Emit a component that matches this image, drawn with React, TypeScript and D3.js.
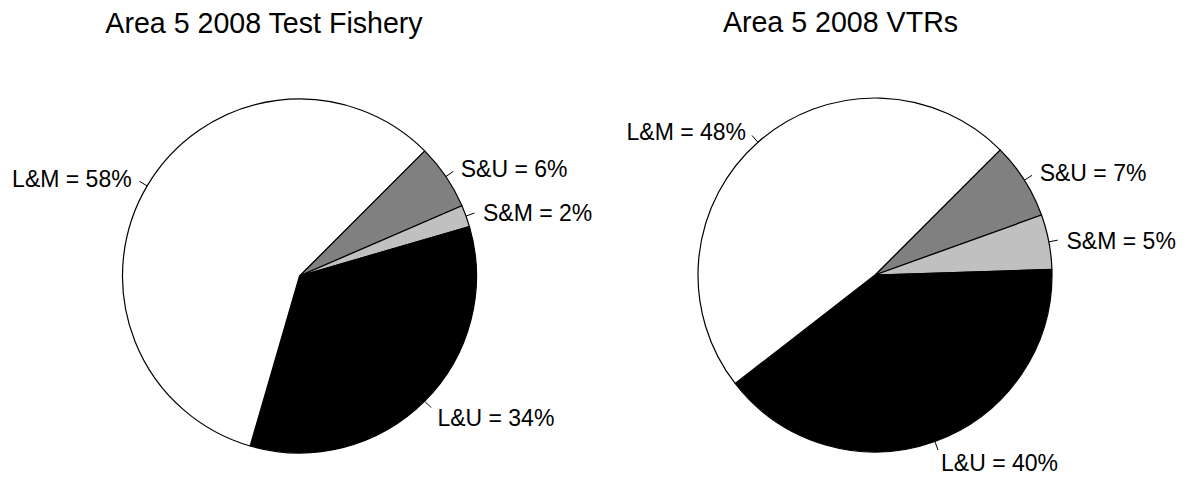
import React from "react";
import * as d3 from "d3";

const categories = ["S&U", "S&M", "L&U", "L&M"];
const testFisheryValues = [6, 2, 34, 58];
const vtrValues = [7, 5, 40, 48];
const titles = ["Area 5 2008 Test Fishery", "Area 5 2008 VTRs"];
const sliceColors = ["#808080", "#c0c0c0", "#000000", "#ffffff"];

const W = 1186;
const H = 478;
const R = 177;
const FONT = "'Liberation Sans', Arial, Helvetica, sans-serif";

type PieProps = { values: number[]; cx: number; cy: number; title: string; titleX: number; titleY: number };

function Pie({ values, cx, cy, title, titleX, titleY }: PieProps) {
  const pie = d3
    .pie<number>()
    .sort(null)
    .value((d) => d)
    .startAngle(Math.PI / 4)
    .endAngle(Math.PI / 4 + 2 * Math.PI);
  const arcs = pie(values);
  const arc = d3.arc<d3.PieArcDatum<number>>().innerRadius(0).outerRadius(R);
  return (
    <g>
      <text x={titleX} y={titleY} textAnchor="middle" fontFamily={FONT} fontSize={28.6} fill="#000">
        {title}
      </text>
      <g transform={`translate(${cx},${cy})`}>
        {arcs.map((a, i) => (
          <path key={i} d={arc(a) || ""} fill={sliceColors[i]} stroke="#000" strokeWidth={1.2} strokeLinejoin="round" />
        ))}
        {arcs.map((a, i) => {
          const mid = (a.startAngle + a.endAngle) / 2;
          const s = Math.sin(mid);
          const c = Math.cos(mid);
          const x1 = R * s;
          const y1 = -R * c;
          const x2 = (R + 9) * s;
          const y2 = -(R + 9) * c;
          const tx = x2 + 9 * s;
          const centerY = y2 + 2 - (c > 0 ? 8 : 11) * c;
          const baseline = centerY + 8.2;
          return (
            <g key={"l" + i}>
              <line x1={x1} y1={y1} x2={x2} y2={y2} stroke="#000" strokeWidth={1} />
              <text
                x={tx}
                y={baseline}
                textAnchor={s >= 0 ? "start" : "end"}
                fontFamily={FONT}
                fontSize={23}
                fill="#000"
              >
                {`${categories[i]} = ${values[i]}%`}
              </text>
            </g>
          );
        })}
      </g>
    </g>
  );
}

export default function App() {
  return (
    <svg
      width={W}
      height={H}
      viewBox={`0 0 ${W} ${H}`}
      style={{ position: "absolute", left: 0, top: 0, background: "#fff" }}
    >
      <rect width={W} height={H} fill="#fff" />
      <Pie values={testFisheryValues} cx={299.5} cy={276} title={titles[0]} titleX={264} titleY={33} />
      <Pie values={vtrValues} cx={875} cy={275} title={titles[1]} titleX={840.5} titleY={32} />
    </svg>
  );
}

----

# [WHAT YOU WILL DO]
Your task is to repeat the material above exactly, without its pictures.

# [OUTPUT FOR THIS EXERCISE]
Emit a component that matches this image, drawn with React, TypeScript and D3.js.
import React from "react";
import * as d3 from "d3";

const categories = ["S&U", "S&M", "L&U", "L&M"];
const testFisheryValues = [6, 2, 34, 58];
const vtrValues = [7, 5, 40, 48];
const titles = ["Area 5 2008 Test Fishery", "Area 5 2008 VTRs"];
const sliceColors = ["#808080", "#c0c0c0", "#000000", "#ffffff"];

const W = 1186;
const H = 478;
const R = 177;
const FONT = "'Liberation Sans', Arial, Helvetica, sans-serif";

type PieProps = { values: number[]; cx: number; cy: number; title: string; titleX: number; titleY: number };

function Pie({ values, cx, cy, title, titleX, titleY }: PieProps) {
  const pie = d3
    .pie<number>()
    .sort(null)
    .value((d) => d)
    .startAngle(Math.PI / 4)
    .endAngle(Math.PI / 4 + 2 * Math.PI);
  const arcs = pie(values);
  const arc = d3.arc<d3.PieArcDatum<number>>().innerRadius(0).outerRadius(R);
  return (
    <g>
      <text x={titleX} y={titleY} textAnchor="middle" fontFamily={FONT} fontSize={28.6} fill="#000">
        {title}
      </text>
      <g transform={`translate(${cx},${cy})`}>
        {arcs.map((a, i) => (
          <path key={i} d={arc(a) || ""} fill={sliceColors[i]} stroke="#000" strokeWidth={1.2} strokeLinejoin="round" />
        ))}
        {arcs.map((a, i) => {
          const mid = (a.startAngle + a.endAngle) / 2;
          const s = Math.sin(mid);
          const c = Math.cos(mid);
          const x1 = R * s;
          const y1 = -R * c;
          const x2 = (R + 9) * s;
          const y2 = -(R + 9) * c;
          const tx = x2 + 9 * s;
          const centerY = y2 + 2 - (c > 0 ? 8 : 11) * c;
          const baseline = centerY + 8.2;
          return (
            <g key={"l" + i}>
              <line x1={x1} y1={y1} x2={x2} y2={y2} stroke="#000" strokeWidth={1} />
              <text
                x={tx}
                y={baseline}
                textAnchor={s >= 0 ? "start" : "end"}
                fontFamily={FONT}
                fontSize={23}
                fill="#000"
              >
                {`${categories[i]} = ${values[i]}%`}
              </text>
            </g>
          );
        })}
      </g>
    </g>
  );
}

export default function App() {
  return (
    <svg
      width={W}
      height={H}
      viewBox={`0 0 ${W} ${H}`}
      style={{ position: "absolute", left: 0, top: 0, background: "#fff" }}
    >
      <rect width={W} height={H} fill="#fff" />
      <Pie values={testFisheryValues} cx={299.5} cy={276} title={titles[0]} titleX={264} titleY={33} />
      <Pie values={vtrValues} cx={875} cy={275} title={titles[1]} titleX={840.5} titleY={32} />
    </svg>
  );
}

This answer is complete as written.